7Ces conclusions doivent être conçues comme un ensemble de pointillés que seule la continuité des recherches sur le thème permettrait de relier. Il serait par exemple fécond d’étudier plus avant les « ratés » et les stratégies d’« anti-pensée ». Les réflexions des migrants montrent bien que si ces échecs sont émotionnels et cognitifs, ils obéissent et réagissent à des ordres de contraintes sociales pluriels, comprenant plusieurs échelles et pouvant être parfois conflictuels. Ce que l’on peut néanmoins constater d’ores et déjà, c’est que ces ratés donnent lieu à des dispositifs de rattrapage extrêmement dynamiques.

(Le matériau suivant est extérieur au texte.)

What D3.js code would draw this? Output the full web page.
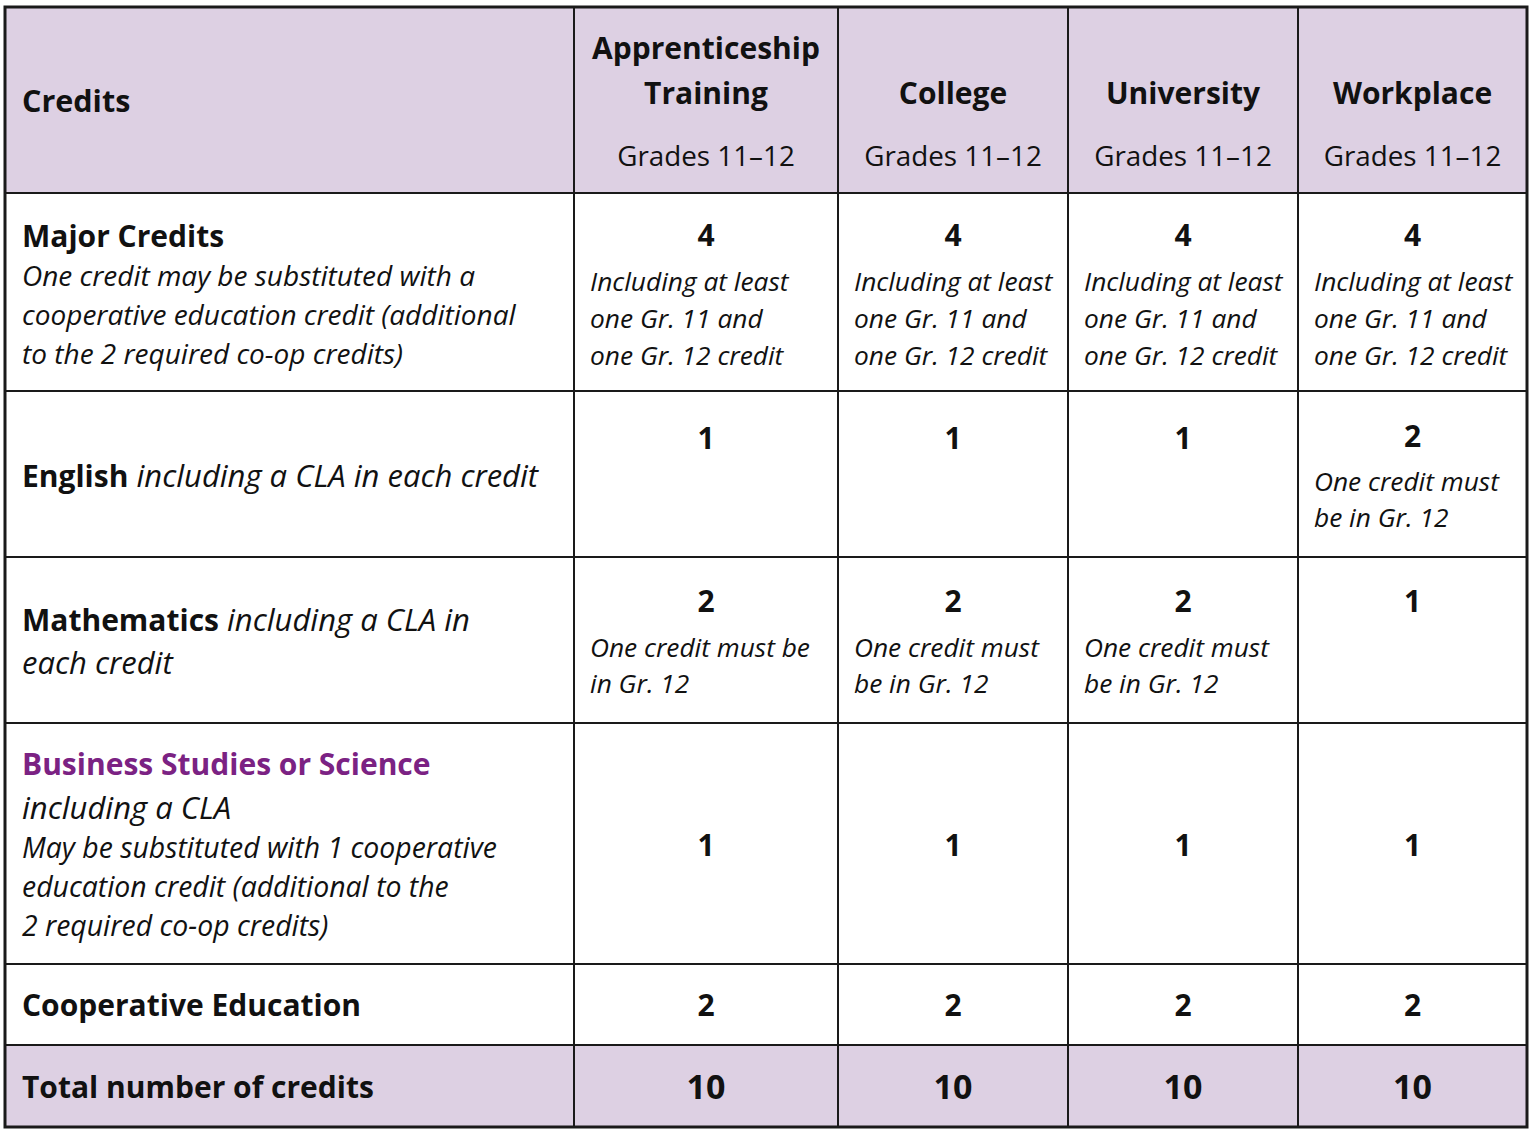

Ces procédures de réajustement s’observent ici sous des modalités proprement andines, mais posent à notre avis une question assez transversale : comment l’homme tente-t-il d’échapper à des limites cognitives (essayer de ne pas penser) et des contraintes sociales (le groupe qui incite à penser ou ne pas penser).
Notes de bas de page
1 La pétrification constitue un thème important dans les représentations andines. On songera par exemple aux lithomorphoses des ancêtres lignagers décrits par Pierre Duviols (1979) : à sa mort, l’ancêtre fondateur de l’ayllu se dédoublait. Sa dépouille était momifiée (mallqui) tandis qu’une autre partie était simultanément pétrifiée laissant aux vivants un monolithe (huanca) qu’ils pouvaient adorer. On pourra également se référer à l’ouvrage de Valérie Robin Azevedo (2008) dont le dernier chapitre est consacré aux ancêtres lithiques (ramaderos) ainsi qu’aux travaux de Gilles Rivière (1995) décrivant le couple mallku/t’alla, ancêtres des lignages représentés sous la forme de cônes de pierre à Sabaya.